Although the Vatican's rejection of Lugo's
resignation does not have legal force under Paraguay's secular
constitution, the closeness of the conservative Church hierarchy
with the Colorado Party, and the Party's control of the Supreme
Court, Congress and Electoral Tribunal, could mean that Lugo's
presidential candidacy may be ruled invalid.
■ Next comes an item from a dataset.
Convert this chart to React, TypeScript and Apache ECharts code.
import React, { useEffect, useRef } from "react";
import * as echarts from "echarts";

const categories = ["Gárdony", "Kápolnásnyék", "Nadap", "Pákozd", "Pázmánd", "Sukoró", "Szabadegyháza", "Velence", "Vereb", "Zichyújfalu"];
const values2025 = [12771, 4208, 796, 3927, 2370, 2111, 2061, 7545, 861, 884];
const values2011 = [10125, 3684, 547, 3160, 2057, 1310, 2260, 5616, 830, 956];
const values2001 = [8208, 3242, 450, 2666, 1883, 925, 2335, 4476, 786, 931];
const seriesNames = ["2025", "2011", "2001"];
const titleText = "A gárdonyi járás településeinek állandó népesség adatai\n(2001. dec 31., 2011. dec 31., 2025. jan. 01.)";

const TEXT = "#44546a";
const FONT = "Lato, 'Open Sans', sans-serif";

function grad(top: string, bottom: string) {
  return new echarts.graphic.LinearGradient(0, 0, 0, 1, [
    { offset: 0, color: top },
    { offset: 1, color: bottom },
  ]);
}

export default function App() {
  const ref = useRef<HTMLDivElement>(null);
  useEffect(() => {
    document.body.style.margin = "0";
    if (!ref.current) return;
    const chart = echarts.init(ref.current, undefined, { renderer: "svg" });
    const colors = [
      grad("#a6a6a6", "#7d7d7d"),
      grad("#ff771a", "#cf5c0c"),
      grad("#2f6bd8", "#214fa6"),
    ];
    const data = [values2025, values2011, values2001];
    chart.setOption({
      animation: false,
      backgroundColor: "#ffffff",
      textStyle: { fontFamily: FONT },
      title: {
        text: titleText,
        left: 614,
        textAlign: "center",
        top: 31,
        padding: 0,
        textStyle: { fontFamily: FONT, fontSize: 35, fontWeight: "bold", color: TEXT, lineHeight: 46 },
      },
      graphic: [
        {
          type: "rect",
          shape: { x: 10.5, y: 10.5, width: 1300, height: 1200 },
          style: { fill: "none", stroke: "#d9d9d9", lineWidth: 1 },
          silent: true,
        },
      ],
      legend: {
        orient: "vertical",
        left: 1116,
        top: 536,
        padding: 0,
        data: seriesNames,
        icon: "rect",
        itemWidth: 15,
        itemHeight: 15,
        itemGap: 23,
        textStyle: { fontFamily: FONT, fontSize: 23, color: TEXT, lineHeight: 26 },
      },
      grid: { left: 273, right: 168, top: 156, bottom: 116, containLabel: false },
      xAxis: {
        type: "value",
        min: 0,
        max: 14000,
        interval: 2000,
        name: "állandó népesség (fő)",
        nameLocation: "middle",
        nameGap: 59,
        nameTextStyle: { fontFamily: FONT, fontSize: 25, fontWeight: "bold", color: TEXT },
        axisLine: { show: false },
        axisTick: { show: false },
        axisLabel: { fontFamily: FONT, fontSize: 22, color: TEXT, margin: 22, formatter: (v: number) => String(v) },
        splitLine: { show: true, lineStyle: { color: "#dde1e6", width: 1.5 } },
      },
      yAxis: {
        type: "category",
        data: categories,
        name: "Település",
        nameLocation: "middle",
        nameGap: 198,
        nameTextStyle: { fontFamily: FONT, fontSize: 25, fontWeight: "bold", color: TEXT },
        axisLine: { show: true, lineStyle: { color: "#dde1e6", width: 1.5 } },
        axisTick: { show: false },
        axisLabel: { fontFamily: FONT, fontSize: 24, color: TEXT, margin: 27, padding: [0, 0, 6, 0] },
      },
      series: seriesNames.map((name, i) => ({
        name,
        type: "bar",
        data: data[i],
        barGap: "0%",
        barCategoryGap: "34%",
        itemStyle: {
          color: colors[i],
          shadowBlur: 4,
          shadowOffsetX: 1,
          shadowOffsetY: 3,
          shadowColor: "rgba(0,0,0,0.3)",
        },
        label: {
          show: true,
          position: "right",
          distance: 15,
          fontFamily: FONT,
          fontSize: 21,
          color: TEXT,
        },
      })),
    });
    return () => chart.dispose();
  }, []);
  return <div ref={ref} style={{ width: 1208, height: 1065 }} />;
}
Lugo is undeterred, however, and returned
to the streets in March with a 20,000 strong demonstration against
the Supreme Court, whose justices are all members of the Colorado
Party, calling on them to resign because of corruption and their
partisan support for President Duarte.
Justice in Paraguay is 'fast and cheap
for the wealthy or those who have friends in power,' Lugo told
the demonstrators, 'but new times are coming a change can come
in the short term but we have to be aware to guarantee that the
forces of chaos do not sabotage the awakening.'
The former priest continues to attract
the almost unconditional support of many of the estimated 50%
of Paraguayans who still live in poverty, and who have seen no
gains from the failed neoliberal policies that the ruling party
imported from the United States, but there are signs that support
from the organized left in Paraguay is more qualified.
Communist Party activists have cautioned
that workers 'have to see what Lugo does, more than what he says,'
while the Popular Socialist Convergence Party points out that
Lugo has considered an alliance with the traditional, and conservative,
opposition coalition, Concertación Nacional, although no
agreement has so far been formalized.
However, it is undeniable that most Paraguayans
have expectations that the politics that Lugo says have 'favored
narrow, partisan interests over those of the nation' will be defeated
in 2008. United with organized workers and indigenous activists,
the massive popular support behind Lugo's challenge to the elite
and their Colorado Party could finally end the control this privileged
minority has had over Paraguay for the last 60 years.